Non, ce n'est pas pour « prendre en otage » les Français. Oui, car, à chaque grève, une partie des médias va plutôt insister sur les conséquences de la grève sur les usagers (oh la la, mon Dieu, je dois attendre à la gare une heure, c'est une prise d'otage..... non, non ma ptite dame, une heure d'attente, c'est une heure d'attente, une prise d'otage, c'est risquer sa vie). Ou alors ça va être sur les casseurs (oh la la, mon Dieu, il y avait 50 casseurs sur 350 000 personnes, vite, on fait la moitié du journal sur eux !). Alors qu'il faut expliquer pourquoi nous faisons grève.

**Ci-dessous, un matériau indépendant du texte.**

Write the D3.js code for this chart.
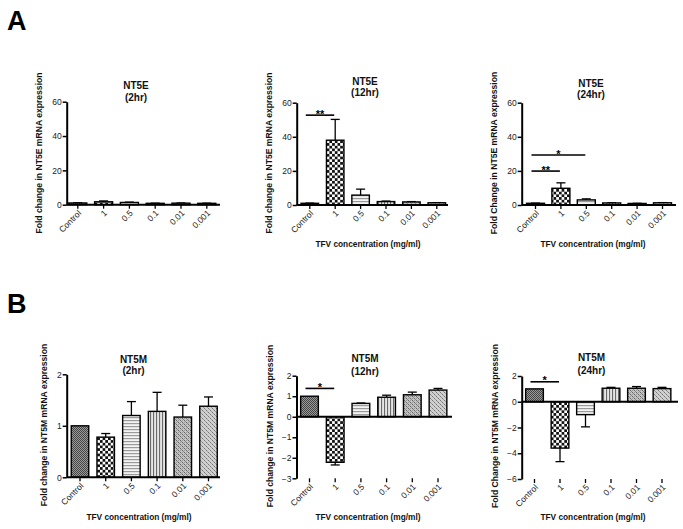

Nous, car je fais maintenant partie de la grande famille du service public. Et, au niveau national, le gouvernement annonce 140 000 postes de fonctionnaires en moins sur le quinquennat. Où ? Parce que c'est la vraie question. Des personnes pourraient considérer que oui, il y a trop de fonctionnaires en France ! Bon, prenons la question autrement : souhaitez-vous voir à côté de chez vous votre service de maternité disparaître ? Souhaitez-vous attendre plus longtemps aux urgences car des infirmier-e-s n'ont pas été embauché-e-s ? Ou préférez-vous des suppressions de postes dans la gendarmerie de votre ville ? Faire votre carte grise à 50 kilomètres ? Moins de profs pour vos enfants ? Car c'est là le choix à faire. Je fais grève pour défendre le service public, destiné au public, à nous tous. C'est à ça que doivent servir nos impôts, à nous rendre des services publics de qualité. Plusieurs décennies de budget en berne font aujourd'hui une situation explosive dans les hôpitaux, polices ou collèges. Réduire les effectifs, c'est réveiller un volcan déjà en ébullition.
Et puis il y a la situation guyanaise. Vous voyez les problèmes de métropole, vous les multipliez par deux. Non, plutôt par trois. Hôpital délabré et saturé, insécurité constante, et un système éducatif sous assistance respiratoire. Pensez, le collège en face du boulot : 800 places. Nombre d'élèves en ce moment : 1143. Sur place, c'est Bagdad. Situation isolée ? Nous avons 5 collèges à Saint-Laurent du Maroni, il y a 1 000 élèves en surnombre. L'année prochaine, 200 de plus ! Comment fait-on rentrer les élèves dans ces établissements ? Réponse entendue : « il faut pousser les murs ». Alors on met des bungalows (que l'on loue à un prix exorbitant, plutôt que de les acheter une fois pour toute et d'assumer l'impréparation de l'Etat, de la région et de la municipalité...). La ville est en pleine explosion démographique, avec une société très particulière (1 500 élèves ne maîtrisent pas la lecture à l'entrée en 6ème!). Et il faudrait faire plus, avec moins de moyens (suppression de postes de surveillants en début d'année...). Je passe les agressions physiques envers les élèves et le personnel, les armes, la drogue, les menaces de mort, les attouchements et viols... Nous demandons l'ouverture d'un nouveau collège pour la rentrée 2018. Réponse : c'est mort. Démerdez-vous. Des cantines ? Des transports scolaires pour tous ? Des pistes cyclables ? Toujours une réponse : y'a pas d'argent ! On va finir par prendre de la peinture blanche pour la faire nous même cette piste cyclable ! (ça m'évitera de ramasser des gamines sur le goudron...).
Alors oui je fais grève. Et j'assume totalement. J'en ai marre de voir des hommes et femmes politiques simplement jouer les comptables et toujours parler de « réduire les déficits ». La France a les moyens d'offrir des services publics de qualité. N'est-ce pas là une preuve que nous serions « un pays développé » ? « Un pays riche » ? Dans le top 10 du PIB mondial ? Que voulons-nous faire de notre richesse ? Quelle société voulons-nous ? J'ai fait mon choix.